Source code of charts:
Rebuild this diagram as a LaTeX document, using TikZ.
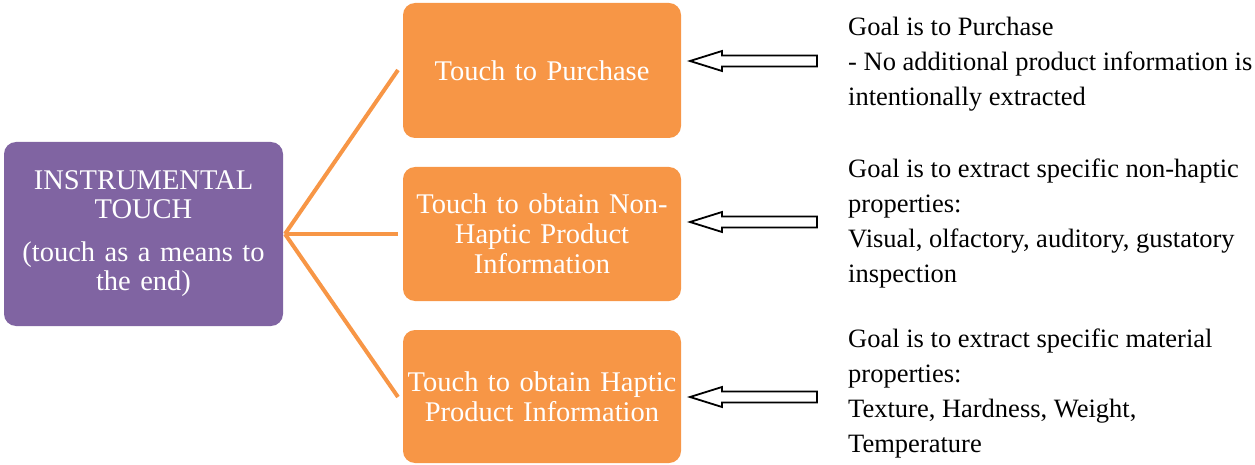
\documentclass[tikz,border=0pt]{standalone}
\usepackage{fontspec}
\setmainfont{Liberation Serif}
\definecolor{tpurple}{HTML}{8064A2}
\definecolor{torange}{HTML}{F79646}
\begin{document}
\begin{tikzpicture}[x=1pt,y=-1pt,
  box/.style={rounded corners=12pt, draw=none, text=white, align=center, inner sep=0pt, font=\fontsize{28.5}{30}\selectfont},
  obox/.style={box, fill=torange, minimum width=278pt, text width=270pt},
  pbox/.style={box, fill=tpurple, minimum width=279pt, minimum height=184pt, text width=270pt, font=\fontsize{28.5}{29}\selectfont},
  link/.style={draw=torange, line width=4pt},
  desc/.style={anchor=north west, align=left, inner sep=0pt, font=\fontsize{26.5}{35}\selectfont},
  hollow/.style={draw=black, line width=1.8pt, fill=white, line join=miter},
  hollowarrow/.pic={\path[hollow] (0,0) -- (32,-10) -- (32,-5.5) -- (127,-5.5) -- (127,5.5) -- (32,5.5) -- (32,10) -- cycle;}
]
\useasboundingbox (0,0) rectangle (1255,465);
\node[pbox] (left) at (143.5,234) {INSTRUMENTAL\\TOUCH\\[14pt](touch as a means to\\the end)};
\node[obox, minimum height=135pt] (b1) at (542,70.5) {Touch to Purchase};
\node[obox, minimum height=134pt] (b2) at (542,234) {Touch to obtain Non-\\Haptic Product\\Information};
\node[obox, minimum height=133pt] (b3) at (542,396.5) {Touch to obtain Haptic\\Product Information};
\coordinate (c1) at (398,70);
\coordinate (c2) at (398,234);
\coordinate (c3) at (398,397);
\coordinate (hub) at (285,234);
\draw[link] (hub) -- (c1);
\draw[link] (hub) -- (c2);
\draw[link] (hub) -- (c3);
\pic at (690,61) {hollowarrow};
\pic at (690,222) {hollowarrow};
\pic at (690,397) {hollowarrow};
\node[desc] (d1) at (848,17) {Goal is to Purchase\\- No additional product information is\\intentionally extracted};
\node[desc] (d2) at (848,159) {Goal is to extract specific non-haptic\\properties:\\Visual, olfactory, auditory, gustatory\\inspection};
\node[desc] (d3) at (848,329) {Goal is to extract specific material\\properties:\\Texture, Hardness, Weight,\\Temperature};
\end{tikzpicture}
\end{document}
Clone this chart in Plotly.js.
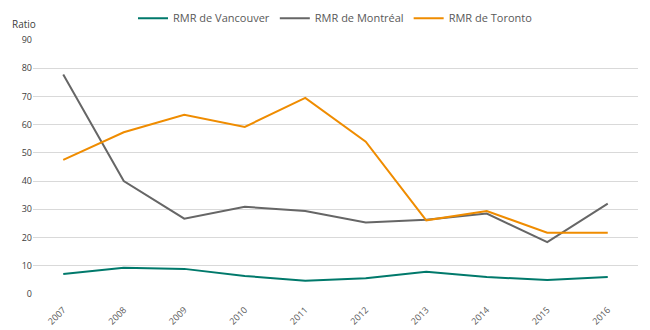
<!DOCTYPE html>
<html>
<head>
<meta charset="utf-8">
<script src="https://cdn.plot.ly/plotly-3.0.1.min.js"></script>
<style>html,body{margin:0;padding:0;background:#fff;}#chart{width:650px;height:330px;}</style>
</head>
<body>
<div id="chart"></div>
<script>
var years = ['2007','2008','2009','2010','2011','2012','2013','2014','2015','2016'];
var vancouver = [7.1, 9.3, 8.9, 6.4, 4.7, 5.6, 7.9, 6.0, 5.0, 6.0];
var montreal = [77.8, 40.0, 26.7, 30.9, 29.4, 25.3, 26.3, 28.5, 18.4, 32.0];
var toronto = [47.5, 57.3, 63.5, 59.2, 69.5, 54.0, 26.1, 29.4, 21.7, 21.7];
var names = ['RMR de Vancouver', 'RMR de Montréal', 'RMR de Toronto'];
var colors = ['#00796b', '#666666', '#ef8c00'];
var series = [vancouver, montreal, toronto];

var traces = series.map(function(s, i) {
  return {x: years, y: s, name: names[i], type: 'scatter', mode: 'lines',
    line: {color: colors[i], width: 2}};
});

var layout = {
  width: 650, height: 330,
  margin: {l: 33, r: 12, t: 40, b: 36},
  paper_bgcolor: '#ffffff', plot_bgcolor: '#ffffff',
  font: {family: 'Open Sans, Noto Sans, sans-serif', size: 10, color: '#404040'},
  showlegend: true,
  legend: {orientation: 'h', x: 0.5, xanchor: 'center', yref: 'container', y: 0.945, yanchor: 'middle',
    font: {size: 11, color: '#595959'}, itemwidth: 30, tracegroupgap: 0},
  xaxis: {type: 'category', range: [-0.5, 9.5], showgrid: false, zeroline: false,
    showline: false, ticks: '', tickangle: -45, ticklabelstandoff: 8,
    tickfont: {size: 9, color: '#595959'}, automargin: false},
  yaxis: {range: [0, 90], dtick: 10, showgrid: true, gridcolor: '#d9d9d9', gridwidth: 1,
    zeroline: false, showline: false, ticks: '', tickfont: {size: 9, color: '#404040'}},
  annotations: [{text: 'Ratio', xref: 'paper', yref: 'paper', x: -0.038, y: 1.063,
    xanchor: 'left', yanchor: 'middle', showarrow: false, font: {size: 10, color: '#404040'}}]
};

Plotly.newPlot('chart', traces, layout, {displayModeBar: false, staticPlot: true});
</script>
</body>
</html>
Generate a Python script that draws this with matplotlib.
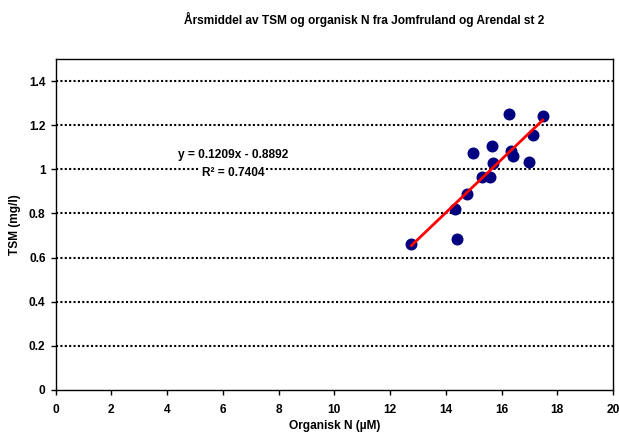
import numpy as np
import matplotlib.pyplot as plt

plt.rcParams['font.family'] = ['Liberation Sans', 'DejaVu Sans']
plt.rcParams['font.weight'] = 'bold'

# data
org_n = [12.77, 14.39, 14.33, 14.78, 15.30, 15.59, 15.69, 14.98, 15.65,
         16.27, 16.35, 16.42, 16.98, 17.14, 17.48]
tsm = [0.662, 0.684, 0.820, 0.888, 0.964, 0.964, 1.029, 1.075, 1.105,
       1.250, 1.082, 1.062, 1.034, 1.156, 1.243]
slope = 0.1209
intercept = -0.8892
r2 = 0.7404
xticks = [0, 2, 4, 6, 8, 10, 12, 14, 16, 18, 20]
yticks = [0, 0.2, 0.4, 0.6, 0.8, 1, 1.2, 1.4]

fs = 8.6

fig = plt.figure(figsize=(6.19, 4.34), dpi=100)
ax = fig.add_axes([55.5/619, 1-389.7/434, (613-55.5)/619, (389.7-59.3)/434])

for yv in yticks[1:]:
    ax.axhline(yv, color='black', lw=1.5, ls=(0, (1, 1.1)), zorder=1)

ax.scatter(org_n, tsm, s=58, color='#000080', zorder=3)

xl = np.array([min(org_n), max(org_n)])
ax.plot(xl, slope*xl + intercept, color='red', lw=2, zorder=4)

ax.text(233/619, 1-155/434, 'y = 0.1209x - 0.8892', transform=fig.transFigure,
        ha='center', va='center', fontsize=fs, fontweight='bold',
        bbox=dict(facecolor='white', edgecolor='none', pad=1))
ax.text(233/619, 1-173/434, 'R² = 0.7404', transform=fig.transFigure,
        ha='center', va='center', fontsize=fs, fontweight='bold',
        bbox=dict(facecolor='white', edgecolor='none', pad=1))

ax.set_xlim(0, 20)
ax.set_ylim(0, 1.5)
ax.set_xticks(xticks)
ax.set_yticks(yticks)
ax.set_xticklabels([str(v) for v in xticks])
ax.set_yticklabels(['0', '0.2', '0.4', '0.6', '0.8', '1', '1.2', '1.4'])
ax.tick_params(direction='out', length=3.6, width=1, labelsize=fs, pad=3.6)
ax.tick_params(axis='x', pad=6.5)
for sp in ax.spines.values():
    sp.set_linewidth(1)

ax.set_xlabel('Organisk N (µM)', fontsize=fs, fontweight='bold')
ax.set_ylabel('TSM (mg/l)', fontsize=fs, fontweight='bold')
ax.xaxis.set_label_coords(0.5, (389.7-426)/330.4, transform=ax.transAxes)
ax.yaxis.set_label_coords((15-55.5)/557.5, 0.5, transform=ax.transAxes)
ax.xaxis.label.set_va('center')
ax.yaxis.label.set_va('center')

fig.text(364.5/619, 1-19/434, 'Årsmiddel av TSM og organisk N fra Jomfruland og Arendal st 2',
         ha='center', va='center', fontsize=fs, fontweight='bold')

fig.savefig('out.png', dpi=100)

■ The task ■
The records above must be echoed exactly, minus their pictures.

■ Correct output ■
Rebuild this diagram as a LaTeX document, using TikZ.
\documentclass[tikz,border=0pt]{standalone}
\usepackage{fontspec}
\setmainfont{Liberation Serif}
\definecolor{tpurple}{HTML}{8064A2}
\definecolor{torange}{HTML}{F79646}
\begin{document}
\begin{tikzpicture}[x=1pt,y=-1pt,
  box/.style={rounded corners=12pt, draw=none, text=white, align=center, inner sep=0pt, font=\fontsize{28.5}{30}\selectfont},
  obox/.style={box, fill=torange, minimum width=278pt, text width=270pt},
  pbox/.style={box, fill=tpurple, minimum width=279pt, minimum height=184pt, text width=270pt, font=\fontsize{28.5}{29}\selectfont},
  link/.style={draw=torange, line width=4pt},
  desc/.style={anchor=north west, align=left, inner sep=0pt, font=\fontsize{26.5}{35}\selectfont},
  hollow/.style={draw=black, line width=1.8pt, fill=white, line join=miter},
  hollowarrow/.pic={\path[hollow] (0,0) -- (32,-10) -- (32,-5.5) -- (127,-5.5) -- (127,5.5) -- (32,5.5) -- (32,10) -- cycle;}
]
\useasboundingbox (0,0) rectangle (1255,465);
\node[pbox] (left) at (143.5,234) {INSTRUMENTAL\\TOUCH\\[14pt](touch as a means to\\the end)};
\node[obox, minimum height=135pt] (b1) at (542,70.5) {Touch to Purchase};
\node[obox, minimum height=134pt] (b2) at (542,234) {Touch to obtain Non-\\Haptic Product\\Information};
\node[obox, minimum height=133pt] (b3) at (542,396.5) {Touch to obtain Haptic\\Product Information};
\coordinate (c1) at (398,70);
\coordinate (c2) at (398,234);
\coordinate (c3) at (398,397);
\coordinate (hub) at (285,234);
\draw[link] (hub) -- (c1);
\draw[link] (hub) -- (c2);
\draw[link] (hub) -- (c3);
\pic at (690,61) {hollowarrow};
\pic at (690,222) {hollowarrow};
\pic at (690,397) {hollowarrow};
\node[desc] (d1) at (848,17) {Goal is to Purchase\\- No additional product information is\\intentionally extracted};
\node[desc] (d2) at (848,159) {Goal is to extract specific non-haptic\\properties:\\Visual, olfactory, auditory, gustatory\\inspection};
\node[desc] (d3) at (848,329) {Goal is to extract specific material\\properties:\\Texture, Hardness, Weight,\\Temperature};
\end{tikzpicture}
\end{document}
Clone this chart in Plotly.js.
<!DOCTYPE html>
<html>
<head>
<meta charset="utf-8">
<script src="https://cdn.plot.ly/plotly-3.0.1.min.js"></script>
<style>html,body{margin:0;padding:0;background:#fff;}#chart{width:650px;height:330px;}</style>
</head>
<body>
<div id="chart"></div>
<script>
var years = ['2007','2008','2009','2010','2011','2012','2013','2014','2015','2016'];
var vancouver = [7.1, 9.3, 8.9, 6.4, 4.7, 5.6, 7.9, 6.0, 5.0, 6.0];
var montreal = [77.8, 40.0, 26.7, 30.9, 29.4, 25.3, 26.3, 28.5, 18.4, 32.0];
var toronto = [47.5, 57.3, 63.5, 59.2, 69.5, 54.0, 26.1, 29.4, 21.7, 21.7];
var names = ['RMR de Vancouver', 'RMR de Montréal', 'RMR de Toronto'];
var colors = ['#00796b', '#666666', '#ef8c00'];
var series = [vancouver, montreal, toronto];

var traces = series.map(function(s, i) {
  return {x: years, y: s, name: names[i], type: 'scatter', mode: 'lines',
    line: {color: colors[i], width: 2}};
});

var layout = {
  width: 650, height: 330,
  margin: {l: 33, r: 12, t: 40, b: 36},
  paper_bgcolor: '#ffffff', plot_bgcolor: '#ffffff',
  font: {family: 'Open Sans, Noto Sans, sans-serif', size: 10, color: '#404040'},
  showlegend: true,
  legend: {orientation: 'h', x: 0.5, xanchor: 'center', yref: 'container', y: 0.945, yanchor: 'middle',
    font: {size: 11, color: '#595959'}, itemwidth: 30, tracegroupgap: 0},
  xaxis: {type: 'category', range: [-0.5, 9.5], showgrid: false, zeroline: false,
    showline: false, ticks: '', tickangle: -45, ticklabelstandoff: 8,
    tickfont: {size: 9, color: '#595959'}, automargin: false},
  yaxis: {range: [0, 90], dtick: 10, showgrid: true, gridcolor: '#d9d9d9', gridwidth: 1,
    zeroline: false, showline: false, ticks: '', tickfont: {size: 9, color: '#404040'}},
  annotations: [{text: 'Ratio', xref: 'paper', yref: 'paper', x: -0.038, y: 1.063,
    xanchor: 'left', yanchor: 'middle', showarrow: false, font: {size: 10, color: '#404040'}}]
};

Plotly.newPlot('chart', traces, layout, {displayModeBar: false, staticPlot: true});
</script>
</body>
</html>
Generate a Python script that draws this with matplotlib.
import numpy as np
import matplotlib.pyplot as plt

plt.rcParams['font.family'] = ['Liberation Sans', 'DejaVu Sans']
plt.rcParams['font.weight'] = 'bold'

# data
org_n = [12.77, 14.39, 14.33, 14.78, 15.30, 15.59, 15.69, 14.98, 15.65,
         16.27, 16.35, 16.42, 16.98, 17.14, 17.48]
tsm = [0.662, 0.684, 0.820, 0.888, 0.964, 0.964, 1.029, 1.075, 1.105,
       1.250, 1.082, 1.062, 1.034, 1.156, 1.243]
slope = 0.1209
intercept = -0.8892
r2 = 0.7404
xticks = [0, 2, 4, 6, 8, 10, 12, 14, 16, 18, 20]
yticks = [0, 0.2, 0.4, 0.6, 0.8, 1, 1.2, 1.4]

fs = 8.6

fig = plt.figure(figsize=(6.19, 4.34), dpi=100)
ax = fig.add_axes([55.5/619, 1-389.7/434, (613-55.5)/619, (389.7-59.3)/434])

for yv in yticks[1:]:
    ax.axhline(yv, color='black', lw=1.5, ls=(0, (1, 1.1)), zorder=1)

ax.scatter(org_n, tsm, s=58, color='#000080', zorder=3)

xl = np.array([min(org_n), max(org_n)])
ax.plot(xl, slope*xl + intercept, color='red', lw=2, zorder=4)

ax.text(233/619, 1-155/434, 'y = 0.1209x - 0.8892', transform=fig.transFigure,
        ha='center', va='center', fontsize=fs, fontweight='bold',
        bbox=dict(facecolor='white', edgecolor='none', pad=1))
ax.text(233/619, 1-173/434, 'R² = 0.7404', transform=fig.transFigure,
        ha='center', va='center', fontsize=fs, fontweight='bold',
        bbox=dict(facecolor='white', edgecolor='none', pad=1))

ax.set_xlim(0, 20)
ax.set_ylim(0, 1.5)
ax.set_xticks(xticks)
ax.set_yticks(yticks)
ax.set_xticklabels([str(v) for v in xticks])
ax.set_yticklabels(['0', '0.2', '0.4', '0.6', '0.8', '1', '1.2', '1.4'])
ax.tick_params(direction='out', length=3.6, width=1, labelsize=fs, pad=3.6)
ax.tick_params(axis='x', pad=6.5)
for sp in ax.spines.values():
    sp.set_linewidth(1)

ax.set_xlabel('Organisk N (µM)', fontsize=fs, fontweight='bold')
ax.set_ylabel('TSM (mg/l)', fontsize=fs, fontweight='bold')
ax.xaxis.set_label_coords(0.5, (389.7-426)/330.4, transform=ax.transAxes)
ax.yaxis.set_label_coords((15-55.5)/557.5, 0.5, transform=ax.transAxes)
ax.xaxis.label.set_va('center')
ax.yaxis.label.set_va('center')

fig.text(364.5/619, 1-19/434, 'Årsmiddel av TSM og organisk N fra Jomfruland og Arendal st 2',
         ha='center', va='center', fontsize=fs, fontweight='bold')

fig.savefig('out.png', dpi=100)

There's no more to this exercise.